[Math] Gauss-Green Theorem from generalized Stoke’s Theorem.

integrationmanifolds-with-boundarymultivariable-calculus

I am trying to deduce the next identity (Green-Gauss theorem) $$\int_\Omega \dfrac{\partial u}{\partial x_i} dx = \int_{\partial \Omega} uv_i dS$$
from the generalized Stoke's theorem for manifolds. Here $u$ is a $C^\infty$ function on an open bounded set $\Omega$ with $C^1$ boundary and $v_i$ denotes the i-th component of the unit normal vector field.

I've been trying to define $n-1$ forms on $\Omega$ whose derivatives are $\dfrac{\partial u}{\partial x_i} dx$ to apply the theorem but I cannot prove that those forms have the same integral as $uv_i$ on $\partial \Omega$.

Any ideas?

Also, I would really appreciate references of the proofs of classical calculus integration results using the generalized Stoke's theorem.

Thanks in advance.

Best Answer

First of all, you need to understand what $dS$ is.
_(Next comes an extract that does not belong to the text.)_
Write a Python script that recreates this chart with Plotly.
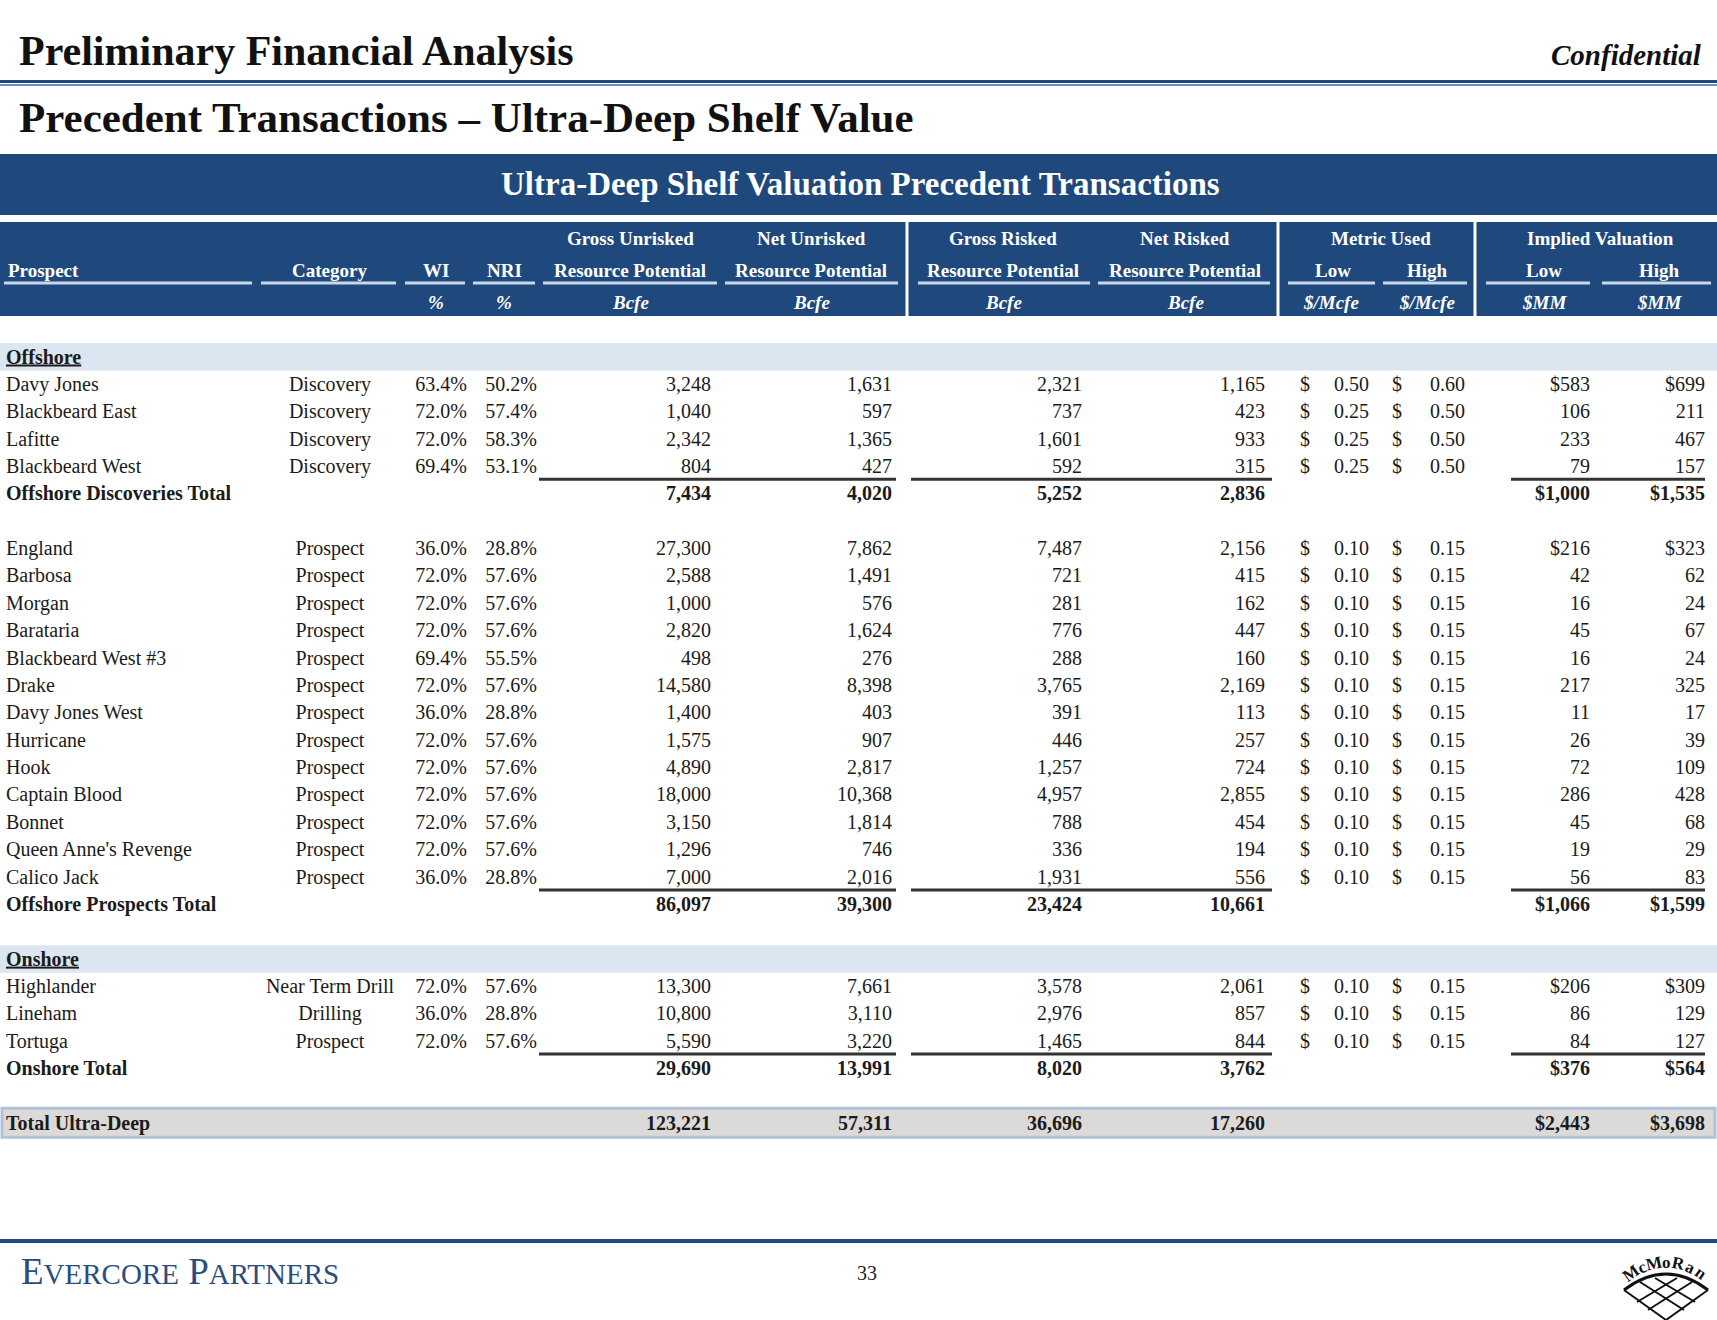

$dS$ is the form $dV$ contracted by the vector field $\nu$ on $\partial \Omega$. In other words, to find $dS(v_2,v_3,...,v_{n})$ for tangent vectors $v_2,v_3,...,v_{n}$ to $\partial \Omega$, you just evaluate $dV(\nu, v_2,v_3,...,v_{n})$. The motivation for this definition is that the area of a parallelogram $P$ is the same as the volume of the parallelepiped with base $P$ and height $1$.

So now note that,

$ \frac{\partial f}{\partial x_1} dV = d(f dx_2 \wedge dx_3 \wedge ...\wedge dx_n) $

Letting $ \widehat{dx_1} = dx_2 \wedge dx_3 \wedge ...\wedge dx_n$

Let $p \in \partial \Omega$ and $v_2,v_3,...,v_n \in T_p( \partial \Omega)$ then

$ \begin{align*} f(p) \widehat{dx_1}(v_2,v_3,...,v_n) &= f(p) dV(e_1,v_2,...,v_n)\\ &=f(p) dV(\textrm{proj}_{\nu(p)}(e_1),v_2,...,v_n)\\ &=f(p) dV(\nu_1(p)\nu(p),v_2,...,v_n)\\ &=f(p)\nu_1(p) dV(\nu(p),v_2,...,v_n)\\ &=f(p)\nu_1(p) dS(v_2,...,v_n) \end{align*} $

so as forms on $\partial S$, we have $f\widehat{dx_1} = f\nu_1dS$. The big step is the second line in the equality above, which is justified by writing $e_1$ as a linear combination of $\nu$ and $v_i$'s. All of the $v_i$ terms die because of the alternating property of forms.

Now we conclude that

$\begin{align*} \int_\Omega \frac{\partial f}{\partial x_1} dV &= \int_\Omega d(f \widehat{dx_i})\\ &=\int_{\partial \Omega} f \widehat{dx_i} \text{by Stokes' theorem}\\ &=\int_{\partial \Omega} f \nu_1 dS \end{align*} $

If any of this does not make sense, please ask for follow up in the comments. Notation in differential geometry is horrible, and everyone makes it up for themselves I think. So I understand if some part of this is hard to parse. I am also no differential geometer, but I do a lot of calculus in high dimensional spaces (I work in several complex variables). This kind of thing used to frustrate me a lot.